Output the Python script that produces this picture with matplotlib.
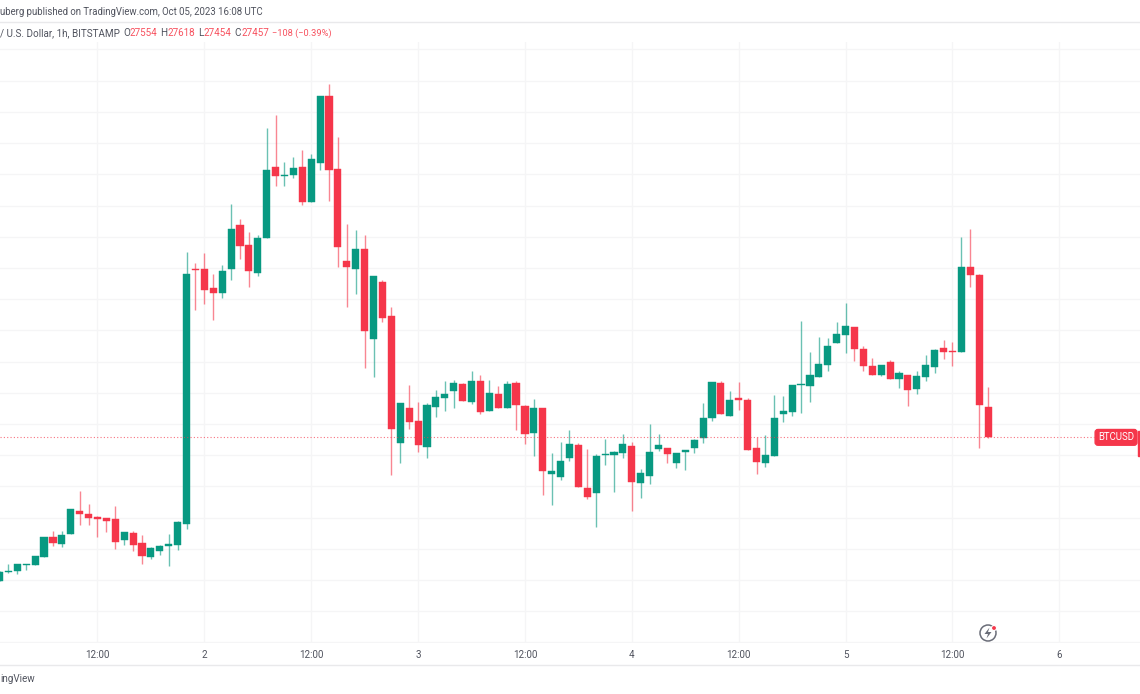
import numpy as np
import matplotlib
matplotlib.use("Agg")
import matplotlib.pyplot as plt
from matplotlib.patches import Circle, Polygon, Rectangle
from matplotlib.transforms import IdentityTransform

plt.rcParams['font.family'] = ['Roboto', 'DejaVu Sans']

# BTC/USD 1h candles, hours counted from Oct 1 00:00
opens = [26997, 27024, 27030, 27048, 27048, 27074, 27137, 27115, 27146, 27222, 27213, 27201, 27198, 27195,
         27127, 27150, 27119, 27074, 27093, 27108, 27112, 27180, 27997, 27995, 27935, 27921, 27996, 28137,
         28074, 27985, 28096, 28325, 28296, 28298, 28323, 28211, 28336, 28551, 28316, 28022, 27996, 28061,
         27773, 27956, 27847, 27438, 27550, 27509, 27425, 27554, 27582, 27604, 27628, 27570, 27638, 27542,
         27597, 27551, 27632, 27558, 27472, 27550, 27338, 27330, 27392, 27432, 27295, 27279, 27401, 27402,
         27407, 27429, 27312, 27333, 27420, 27424, 27376, 27409, 27422, 27456, 27518, 27630, 27526, 27582,
         27576, 27422, 27376, 27397, 27531, 27538, 27624, 27622, 27652, 27689, 27759, 27784, 27811, 27741,
         27687, 27658, 27700, 27645, 27658, 27611, 27650, 27683, 27744, 27733, 27732, 28002, 27977, 27554]
highs = [27029, 27052, 27051, 27051, 27077, 27138, 27157, 27157, 27228, 27284, 27244, 27204, 27200, 27236,
         27154, 27156, 27143, 27105, 27112, 27147, 27188, 28051, 28015, 28048, 27980, 28010, 28204, 28157,
         28115, 28106, 28449, 28490, 28339, 28356, 28377, 28366, 28550, 28591, 28419, 28141, 28121, 28106,
         27973, 27961, 27876, 27566, 27625, 27570, 27566, 27608, 27637, 27641, 27631, 27670, 27656, 27641,
         27623, 27639, 27639, 27561, 27579, 27550, 27408, 27441, 27481, 27438, 27421, 27403, 27453, 27413,
         27467, 27441, 27355, 27499, 27467, 27424, 27408, 27416, 27452, 27566, 27634, 27638, 27606, 27634,
         27582, 27459, 27465, 27592, 27589, 27625, 27829, 27732, 27778, 27775, 27826, 27889, 27811, 27750,
         27712, 27690, 27704, 27670, 27658, 27670, 27720, 27739, 27769, 27764, 28098, 28124, 27982, 27618]
lows = [26997, 27023, 27020, 27031, 27048, 27074, 27110, 27105, 27146, 27177, 27177, 27139, 27155, 27099,
        27112, 27094, 27050, 27068, 27081, 27046, 27096, 27163, 27865, 27884, 27833, 27905, 27962, 28029,
        27938, 27975, 28096, 28261, 28261, 28289, 28202, 28211, 28314, 28215, 28004, 27876, 27916, 27679,
        27650, 27828, 27336, 27376, 27484, 27410, 27392, 27521, 27542, 27551, 27575, 27564, 27531, 27542,
        27551, 27551, 27480, 27436, 27397, 27273, 27241, 27320, 27380, 27298, 27260, 27170, 27369, 27281,
        27392, 27221, 27262, 27309, 27413, 27376, 27358, 27353, 27406, 27438, 27511, 27531, 27526, 27545,
        27416, 27341, 27363, 27397, 27507, 27526, 27536, 27570, 27652, 27671, 27759, 27727, 27701, 27671,
        27658, 27653, 27645, 27616, 27559, 27595, 27639, 27664, 27708, 27686, 27729, 27938, 27424, 27454]
closes = [27027, 27029, 27050, 27050, 27076, 27137, 27119, 27143, 27227, 27212, 27198, 27196, 27190, 27123,
          27153, 27112, 27076, 27102, 27109, 27114, 27187, 27982, 27993, 27929, 27921, 27991, 28124, 28070,
          27990, 28097, 28314, 28295, 28299, 28320, 28212, 28348, 28550, 28313, 28068, 28003, 28061, 27799,
          27973, 27841, 27485, 27566, 27505, 27433, 27561, 27587, 27597, 27630, 27575, 27638, 27538, 27599,
          27551, 27628, 27562, 27469, 27552, 27348, 27348, 27382, 27437, 27298, 27265, 27398, 27404, 27411,
          27435, 27314, 27342, 27411, 27433, 27403, 27408, 27416, 27448, 27519, 27634, 27531, 27576, 27576,
          27416, 27378, 27401, 27519, 27543, 27625, 27629, 27658, 27692, 27751, 27787, 27814, 27740, 27686,
          27658, 27690, 27645, 27663, 27609, 27653, 27690, 27736, 27730, 27730, 28002, 27978, 27560, 27457]

tick_hours = [12, 24, 36, 48, 60, 72, 84, 96, 108, 120]
tick_labels = ['12:00', '2', '12:00', '3', '12:00', '4', '12:00', '5', '12:00', '6']
grid_prices = np.arange(26800, 28800, 100)

hours = np.arange(1, len(opens) + 1)
opens = np.array(opens)
highs = np.array(highs)
lows = np.array(lows)
closes = np.array(closes)

GREEN = '#089981'
RED = '#f5364a'
TEXT = '#50535e'
FONT = 7.1
W, H = 1140, 694

fig = plt.figure(figsize=(W / 100, H / 100), dpi=100, facecolor='white')
# pane runs from y=42 down to y=643 in pixels
ax = fig.add_axes([0, (H - 643) / H, 1, (643 - 42) / H])
ax.set_xlim(1.055, 129.06)
ax.set_ylim(26798, 28724)
for s in ax.spines.values():
    s.set_visible(False)

ax.set_yticks(grid_prices)
ax.set_xticks(tick_hours)
ax.set_xticklabels(tick_labels, fontsize=FONT, color=TEXT)
ax.tick_params(length=0, labelleft=False, pad=5)
ax.set_axisbelow(True)
ax.grid(True, color='#f5f5f6', lw=1.0)

up = closes >= opens
colors = np.where(up, GREEN, RED)
ax.vlines(hours, lows, highs, colors=colors, lw=1.0, alpha=0.6, zorder=2)
ax.bar(hours, np.abs(closes - opens), bottom=np.minimum(opens, closes), width=0.8,
       color=colors, edgecolor=colors, lw=0.3, zorder=3)

# last price line and tag
ax.plot([0.0, 0.96], [closes[-1], closes[-1]], transform=ax.get_yaxis_transform(),
        color=RED, ls=(0, (1, 2)), lw=0.8, alpha=0.7, zorder=4)
ax.text(0.979, closes[-1], 'BTCUSD', transform=ax.get_yaxis_transform(), color='white',
        fontsize=6.9, ha='center', va='center', zorder=6,
        bbox=dict(boxstyle='round,pad=0.3', fc=RED, ec=RED))
ax.add_patch(Rectangle((1138 / W, 27397), 2 / W, 81, transform=ax.get_yaxis_transform(),
                       color=RED, zorder=6))

# borders
fig.add_artist(plt.Line2D([0, 1], [1 - 22 / H, 1 - 22 / H], color='#e9e9eb', lw=1))
fig.add_artist(plt.Line2D([0, 1], [1 - 665 / H, 1 - 665 / H], color='#e9e9eb', lw=1))


def px_text(x, y, s, color=TEXT, size=FONT):
    fig.text(x / W, 1 - y / H, s, color=color, fontsize=size, ha='left', va='center')


px_text(0, 12, 'uberg published on TradingView.com, Oct 05, 2023 16:08 UTC', size=6.95)
px_text(0, 33, '/ U.S. Dollar, 1h, BITSTAMP')
LEGEND_RED = '#f7525f'
for x, letter, value_x, value in [(123, 'O', 130, opens[-1]), (160, 'H', 167, highs[-1]),
                                  (198, 'L', 204, lows[-1]), (234, 'C', 241, closes[-1])]:
    px_text(x, 33, letter)
    px_text(value_x, 33, str(value), color=LEGEND_RED)
px_text(272, 33, '\u2212108 (\u22120.39%)', color=LEGEND_RED, size=6.7)
px_text(0, 679, 'ingView')

# lightning icon, in pixel coordinates
pix = IdentityTransform()
fig.add_artist(Circle((988, H - 633), 8, fill=False, ec='#6a6d78', lw=1.1, transform=pix))
fig.add_artist(Polygon([(989.5, H - 627.5), (984.5, H - 634), (988, H - 634), (986.5, H - 638.5),
                        (991.5, H - 632), (988, H - 632)], closed=True, fc='#6a6d78', ec='none', transform=pix))
fig.add_artist(Circle((994, H - 628), 2.5, fc=RED, ec='white', lw=0.8, transform=pix))

fig.savefig('out.png', dpi=100)
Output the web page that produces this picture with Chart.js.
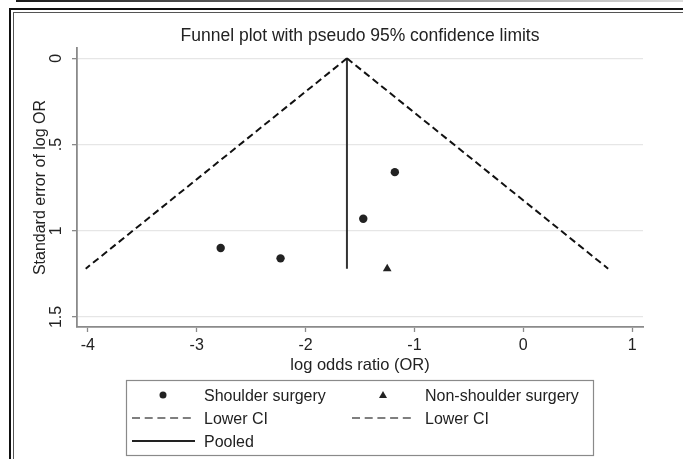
<!DOCTYPE html>
<html>
<head>
<meta charset="utf-8">
<script src="https://cdn.jsdelivr.net/npm/chart.js@4/dist/chart.umd.min.js"></script>
<style>
  body { margin: 0; background: #fff; }
  #wrap { position: relative; width: 683px; height: 459px; overflow: hidden; }
  .topbar { position: absolute; left: 16px; top: 0; width: 667px; height: 2px;
            background: linear-gradient(to right, #1a1a1a, #dcdcdc); }
  .frame1 { position: absolute; left: 9px; top: 8px; width: 700px; height: 500px;
            border: 2px solid #111; box-sizing: border-box; }
  .frame2 { position: absolute; left: 13px; top: 12px; width: 700px; height: 500px;
            border: 1px solid #555; box-sizing: border-box; }
  canvas { position: absolute; left: 0; top: 0; }
</style>
</head>
<body>
<div id="wrap">
  <div class="topbar"></div>
  <div class="frame1"></div>
  <div class="frame2"></div>
  <canvas id="funnel" width="683" height="459"></canvas>
</div>
<script>
// values
var shoulderLogOR = [-2.78, -2.23, -1.47, -1.18];
var shoulderSE = [1.10, 1.16, 0.93, 0.66];
var nonShoulderLogOR = [-1.25];
var nonShoulderSE = [1.22];
var pooledLogOR = [-1.62, -1.62];
var pooledSE = [0, 1.22];
var ciLeftLogOR = [-1.62, -4.02];
var ciRightLogOR = [-1.62, 0.78];
var ciSE = [0, 1.22];

var xTicks = [-4, -3, -2, -1, 0, 1];
var yTicks = [0, 0.5, 1, 1.5];
var yTickLabels = ["0", ".5", "1", "1.5"];

var chartTitle = "Funnel plot with pseudo 95% confidence limits";
var xTitle = "log odds ratio (OR)";
var yTitle = "Standard error of log OR";
var legendLabels = ["Shoulder surgery", "Non-shoulder surgery", "Lower CI", "Lower CI", "Pooled"];

var FONT = "'Liberation Sans', Arial, sans-serif";
var INK = "#222";
var AXIS = "#8a8a8a";

var toPoints = function(xs, ys) {
    var pts = [];
    for (var i = 0; i < xs.length; i++) {
        pts.push({x: xs[i], y: ys[i]});
    }
    return pts;
};

// title, rotated y tick labels and the stata style legend box
var decorPlugin = {
    id: "decor",
    afterDraw: function(chart) {
        var ctx = chart.ctx;
        var area = chart.chartArea;
        var yScale = chart.scales.y;
        ctx.save();

        ctx.fillStyle = INK;
        ctx.font = "17.5px " + FONT;
        ctx.textAlign = "center";
        ctx.textBaseline = "alphabetic";
        ctx.fillText(chartTitle, (area.left + area.right) / 2, 41);

        ctx.font = "16px " + FONT;
        ctx.textBaseline = "middle";
        for (var i = 0; i < yTicks.length; i++) {
            var py = yScale.getPixelForValue(yTicks[i]);
            ctx.save();
            ctx.translate(57, py);
            ctx.rotate(-Math.PI / 2);
            ctx.fillText(yTickLabels[i], 0, 0);
            ctx.restore();
        }

        // legend
        ctx.strokeStyle = "#8a8a8a";
        ctx.lineWidth = 1.2;
        ctx.strokeRect(126.5, 380.5, 467, 75);

        var rows = [395, 418, 441];
        var symX = [132, 352];
        var textX = [204, 425];
        var items = [
            {col: 0, row: 0, kind: "dot"},
            {col: 1, row: 0, kind: "tri"},
            {col: 0, row: 1, kind: "dash"},
            {col: 1, row: 1, kind: "dash"},
            {col: 0, row: 2, kind: "solid"}
        ];
        ctx.textAlign = "left";
        ctx.textBaseline = "alphabetic";
        ctx.font = "16px " + FONT;
        items.forEach(function(it, k) {
            var y = rows[it.row];
            var x0 = symX[it.col];
            var cx = x0 + 31;
            ctx.fillStyle = INK;
            ctx.strokeStyle = INK;
            if (it.kind === "dot") {
                ctx.beginPath();
                ctx.arc(cx, y, 3.5, 0, Math.PI * 2);
                ctx.fill();
            } else if (it.kind === "tri") {
                ctx.beginPath();
                ctx.moveTo(cx, y - 4);
                ctx.lineTo(cx + 4, y + 3);
                ctx.lineTo(cx - 4, y + 3);
                ctx.closePath();
                ctx.fill();
            } else {
                ctx.beginPath();
                ctx.lineWidth = it.kind === "dash" ? 1.4 : 1.8;
                ctx.strokeStyle = it.kind === "dash" ? "#555" : "#222";
                ctx.setLineDash(it.kind === "dash" ? [8, 4.7] : []);
                ctx.moveTo(x0, y);
                ctx.lineTo(x0 + 63, y);
                ctx.stroke();
                ctx.setLineDash([]);
            }
            ctx.fillStyle = INK;
            ctx.fillText(legendLabels[k], textX[it.col], y + 5.5);
        });

        ctx.restore();
    }
};

new Chart(document.getElementById("funnel"), {
    type: "scatter",
    data: {
        datasets: [
            {
                label: legendLabels[2],
                data: toPoints(ciLeftLogOR, ciSE),
                showLine: true,
                borderColor: "#111",
                borderWidth: 2,
                borderDash: [7, 4],
                pointRadius: 0
            },
            {
                label: legendLabels[3],
                data: toPoints(ciRightLogOR, ciSE),
                showLine: true,
                borderColor: "#111",
                borderWidth: 2,
                borderDash: [7, 4],
                pointRadius: 0
            },
            {
                label: legendLabels[4],
                data: toPoints(pooledLogOR, pooledSE),
                showLine: true,
                borderColor: "#333",
                borderWidth: 2,
                pointRadius: 0
            },
            {
                label: legendLabels[0],
                data: toPoints(shoulderLogOR, shoulderSE),
                pointStyle: "circle",
                pointRadius: 4.2,
                backgroundColor: "#222",
                borderColor: "#222",
                borderWidth: 0
            },
            {
                label: legendLabels[1],
                data: toPoints(nonShoulderLogOR, nonShoulderSE),
                pointStyle: "triangle",
                pointRadius: 5,
                backgroundColor: "#222",
                borderColor: "#222",
                borderWidth: 0
            }
        ]
    },
    options: {
        responsive: false,
        animation: false,
        layout: {
            padding: {left: 0, right: 40, top: 48, bottom: 0}
        },
        plugins: {
            legend: {display: false},
            tooltip: {enabled: false},
            title: {display: false}
        },
        scales: {
            x: {
                type: "linear",
                min: -4.1,
                max: 1.1,
                afterBuildTicks: function(scale) {
                    scale.ticks = xTicks.map(function(v) { return {value: v}; });
                },
                afterFit: function(scale) {
                    scale.height = 132;
                },
                grid: {
                    display: true,
                    drawOnChartArea: false,
                    drawTicks: true,
                    tickLength: 5,
                    tickColor: AXIS,
                    tickWidth: 1.3
                },
                border: {display: true, color: AXIS, width: 1.8},
                ticks: {
                    color: INK,
                    font: {family: FONT, size: 16},
                    padding: 4,
                    maxRotation: 0
                },
                title: {
                    display: true,
                    text: xTitle,
                    color: INK,
                    font: {family: FONT, size: 16.5},
                    padding: {top: 0, bottom: 84}
                }
            },
            y: {
                type: "linear",
                reverse: true,
                min: -0.06,
                max: 1.558,
                afterBuildTicks: function(scale) {
                    scale.ticks = yTicks.map(function(v) { return {value: v}; });
                },
                afterFit: function(scale) {
                    scale.width = 77;
                },
                grid: {
                    display: true,
                    drawOnChartArea: true,
                    color: "#e6e6e6",
                    lineWidth: 1.3,
                    drawTicks: true,
                    tickLength: 5,
                    tickColor: AXIS,
                    tickWidth: 1.3
                },
                border: {display: true, color: AXIS, width: 1.8},
                ticks: {display: false},
                title: {
                    display: true,
                    text: yTitle,
                    color: INK,
                    font: {family: FONT, size: 16},
                    padding: {top: 31, bottom: 0}
                }
            }
        }
    },
    plugins: [decorPlugin]
});
</script>
</body>
</html>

- _To be done_
Starting with the first line of the data above and ending with the line containing "plt.rcParams['font.family'] = ['Roboto', 'DejaVu", please restate every line exactly, leaving images out.

- _Result of the exercise_
Output the Python script that produces this picture with matplotlib.
import numpy as np
import matplotlib
matplotlib.use("Agg")
import matplotlib.pyplot as plt
from matplotlib.patches import Circle, Polygon, Rectangle
from matplotlib.transforms import IdentityTransform

plt.rcParams['font.family'] = ['Roboto', 'DejaVu Sans']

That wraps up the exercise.